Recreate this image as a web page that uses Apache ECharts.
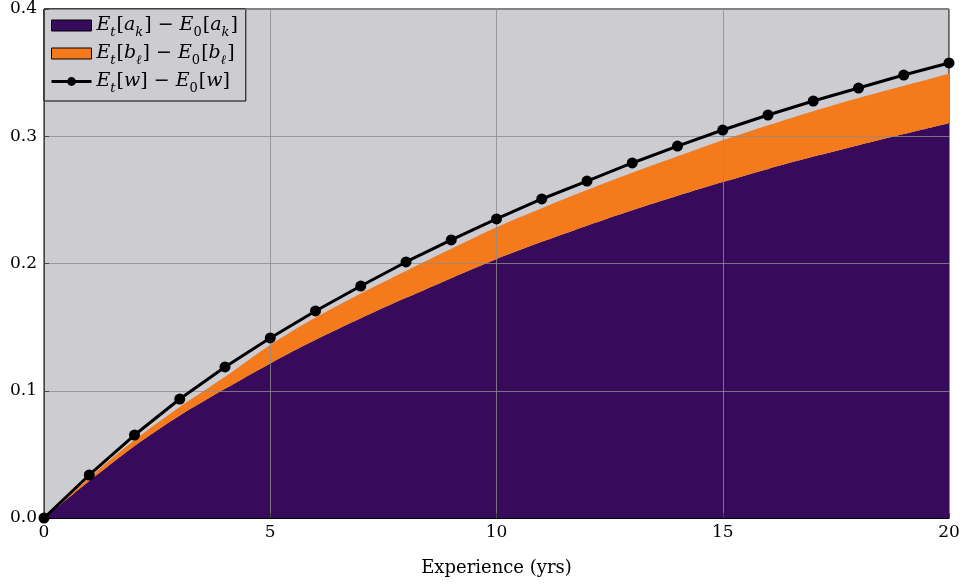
<!DOCTYPE html>
<html>
<head>
<meta charset="utf-8">
<script src="https://cdn.jsdelivr.net/npm/echarts@6/dist/echarts.min.js"></script>
<style>
  html, body { margin: 0; padding: 0; background: #ffffff; }
  #chart { width: 964px; height: 586px; }
</style>
</head>
<body>
<div id="chart"></div>
<script>
// Years of experience
const years = [0, 1, 2, 3, 4, 5, 6, 7, 8, 9, 10, 11, 12, 13, 14, 15, 16, 17, 18, 19, 20];
// Change in the a_k component
const akGain = [0, 0.029, 0.0565, 0.0805, 0.1015, 0.1215, 0.14, 0.157, 0.173, 0.1885, 0.2035,
  0.217, 0.2297, 0.2418, 0.2532, 0.264, 0.2743, 0.284, 0.293, 0.3017, 0.3102];
// Change in the b_l component (stacked on top of a_k)
const blGain = [0, 0.0027, 0.0048, 0.0068, 0.0095, 0.0145, 0.0175, 0.0195, 0.0212, 0.023, 0.025,
  0.0265, 0.028, 0.0295, 0.031, 0.0328, 0.0343, 0.0357, 0.037, 0.038, 0.039];
// Total change in wages
const wGain = [0, 0.0338, 0.0652, 0.0935, 0.1187, 0.1415, 0.1627, 0.1823, 0.2012, 0.2185, 0.235,
  0.2507, 0.2648, 0.279, 0.2923, 0.3049, 0.3167, 0.3277, 0.3379, 0.3481, 0.3576];
const yTicks = [0, 0.1, 0.2, 0.3, 0.4];
const xTicks = [0, 5, 10, 15, 20];

const seriesNames = ['ak', 'bl', 'w'];
// Legend text as rich-text fragments: E_t[x] − E_0[x]
const legendRich = {
  ak: '{i|E}{s|t}{n|[}{i|a}{s|k}{n|] − }{i|E}{z|0}{n|[}{i|a}{s|k}{n|]}',
  bl: '{i|E}{s|t}{n|[}{i|b}{s|ℓ}{n|] − }{i|E}{z|0}{n|[}{i|b}{s|ℓ}{n|]}',
  w:  '{i|E}{s|t}{n|[}{i|w}{n|] − }{i|E}{z|0}{n|[}{i|w}{n|]}'
};

const purple = '#380a5c';
const orange = '#f47a1b';
const panel = '#cdccd1';
const serif = '"DejaVu Serif", "Liberation Serif", serif';

const showTick = (idx, val) => xTicks.includes(Number(val));

const chart = echarts.init(document.getElementById('chart'), null, { renderer: 'canvas' });

chart.setOption({
  animation: false,
  backgroundColor: '#ffffff',
  grid: {
    left: 44, right: 15, top: 9, bottom: 68,
    show: true,
    backgroundColor: panel,
    borderColor: '#000000',
    borderWidth: 1
  },
  legend: {
    data: [
      { name: seriesNames[0], icon: 'rect', itemStyle: { color: purple, borderColor: '#000', borderWidth: 1 } },
      { name: seriesNames[1], icon: 'rect', itemStyle: { color: orange, borderColor: '#000', borderWidth: 1 } },
      { name: seriesNames[2], lineStyle: { width: 3, color: '#000' }, itemStyle: { color: '#000' } }
    ],
    orient: 'vertical',
    left: 44, top: 9,
    padding: [7, 8, 6, 6],
    itemGap: 5,
    itemWidth: 40,
    itemHeight: 11,
    backgroundColor: panel,
    borderColor: '#000000',
    borderWidth: 1,
    borderRadius: 0,
    formatter: name => legendRich[name],
    textStyle: {
      fontFamily: serif,
      fontSize: 19,
      color: '#000',
      rich: {
        i: { fontFamily: serif, fontStyle: 'italic', fontSize: 19, lineHeight: 27, verticalAlign: 'middle', color: '#000' },
        n: { fontFamily: serif, fontSize: 19, lineHeight: 27, verticalAlign: 'middle', color: '#000' },
        s: { fontFamily: serif, fontStyle: 'italic', fontSize: 13, lineHeight: 27, verticalAlign: 'bottom', color: '#000', padding: [0, 1, 0, 0] },
        z: { fontFamily: serif, fontSize: 13, lineHeight: 27, verticalAlign: 'bottom', color: '#000', padding: [0, 1, 0, 0] }
      }
    }
  },
  xAxis: {
    type: 'category',
    data: years,
    boundaryGap: false,
    z: 5,
    name: 'Experience (yrs)',
    nameLocation: 'middle',
    nameGap: 41,
    nameTextStyle: { fontFamily: serif, fontSize: 18, color: '#000' },
    axisLine: { show: true, lineStyle: { color: '#000', width: 1 } },
    axisTick: { show: true, inside: true, length: 5, interval: showTick, alignWithLabel: true, lineStyle: { color: '#444' } },
    axisLabel: { fontFamily: serif, fontSize: 17, color: '#000', margin: 6, interval: showTick },
    splitLine: { show: true, interval: showTick, lineStyle: { color: 'rgba(140,140,140,0.8)', width: 1 } }
  },
  yAxis: {
    type: 'value',
    min: yTicks[0], max: yTicks[yTicks.length - 1], interval: 0.1,
    z: 5,
    axisLine: { show: true, lineStyle: { color: '#444', width: 1 } },
    axisTick: { show: true, inside: true, length: 5, lineStyle: { color: '#444' } },
    axisLabel: { fontFamily: serif, fontSize: 17, color: '#000', margin: 7, formatter: v => v.toFixed(1) },
    splitLine: { show: true, lineStyle: { color: 'rgba(140,140,140,0.8)', width: 1 } }
  },
  series: [
    {
      name: seriesNames[0],
      type: 'line',
      stack: 'gain',
      data: akGain,
      smooth: 0.3,
      symbol: 'none',
      lineStyle: { width: 0, color: purple },
      itemStyle: { color: purple },
      areaStyle: { color: purple, opacity: 1 },
      z: 2
    },
    {
      name: seriesNames[1],
      type: 'line',
      stack: 'gain',
      data: blGain,
      smooth: 0.3,
      symbol: 'none',
      lineStyle: { width: 0, color: orange },
      itemStyle: { color: orange },
      areaStyle: { color: orange, opacity: 1 },
      z: 2
    },
    {
      name: seriesNames[2],
      type: 'line',
      data: wGain,
      symbol: 'circle',
      symbolSize: 11,
      showAllSymbol: true,
      clip: false,
      lineStyle: { width: 3, color: '#000' },
      itemStyle: { color: '#000' },
      z: 10
    }
  ]
});
</script>
</body>
</html>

══════════

◆ Task statement:
Take the lines from the start of the material to the line with "const showTick = (idx, val)", both included, and transcribe them exactly without the pictures.

◆ Complete answer:
Recreate this image as a web page that uses Apache ECharts.
<!DOCTYPE html>
<html>
<head>
<meta charset="utf-8">
<script src="https://cdn.jsdelivr.net/npm/echarts@6/dist/echarts.min.js"></script>
<style>
  html, body { margin: 0; padding: 0; background: #ffffff; }
  #chart { width: 964px; height: 586px; }
</style>
</head>
<body>
<div id="chart"></div>
<script>
// Years of experience
const years = [0, 1, 2, 3, 4, 5, 6, 7, 8, 9, 10, 11, 12, 13, 14, 15, 16, 17, 18, 19, 20];
// Change in the a_k component
const akGain = [0, 0.029, 0.0565, 0.0805, 0.1015, 0.1215, 0.14, 0.157, 0.173, 0.1885, 0.2035,
  0.217, 0.2297, 0.2418, 0.2532, 0.264, 0.2743, 0.284, 0.293, 0.3017, 0.3102];
// Change in the b_l component (stacked on top of a_k)
const blGain = [0, 0.0027, 0.0048, 0.0068, 0.0095, 0.0145, 0.0175, 0.0195, 0.0212, 0.023, 0.025,
  0.0265, 0.028, 0.0295, 0.031, 0.0328, 0.0343, 0.0357, 0.037, 0.038, 0.039];
// Total change in wages
const wGain = [0, 0.0338, 0.0652, 0.0935, 0.1187, 0.1415, 0.1627, 0.1823, 0.2012, 0.2185, 0.235,
  0.2507, 0.2648, 0.279, 0.2923, 0.3049, 0.3167, 0.3277, 0.3379, 0.3481, 0.3576];
const yTicks = [0, 0.1, 0.2, 0.3, 0.4];
const xTicks = [0, 5, 10, 15, 20];

const seriesNames = ['ak', 'bl', 'w'];
// Legend text as rich-text fragments: E_t[x] − E_0[x]
const legendRich = {
  ak: '{i|E}{s|t}{n|[}{i|a}{s|k}{n|] − }{i|E}{z|0}{n|[}{i|a}{s|k}{n|]}',
  bl: '{i|E}{s|t}{n|[}{i|b}{s|ℓ}{n|] − }{i|E}{z|0}{n|[}{i|b}{s|ℓ}{n|]}',
  w:  '{i|E}{s|t}{n|[}{i|w}{n|] − }{i|E}{z|0}{n|[}{i|w}{n|]}'
};

const purple = '#380a5c';
const orange = '#f47a1b';
const panel = '#cdccd1';
const serif = '"DejaVu Serif", "Liberation Serif", serif';

const showTick = (idx, val) => xTicks.includes(Number(val));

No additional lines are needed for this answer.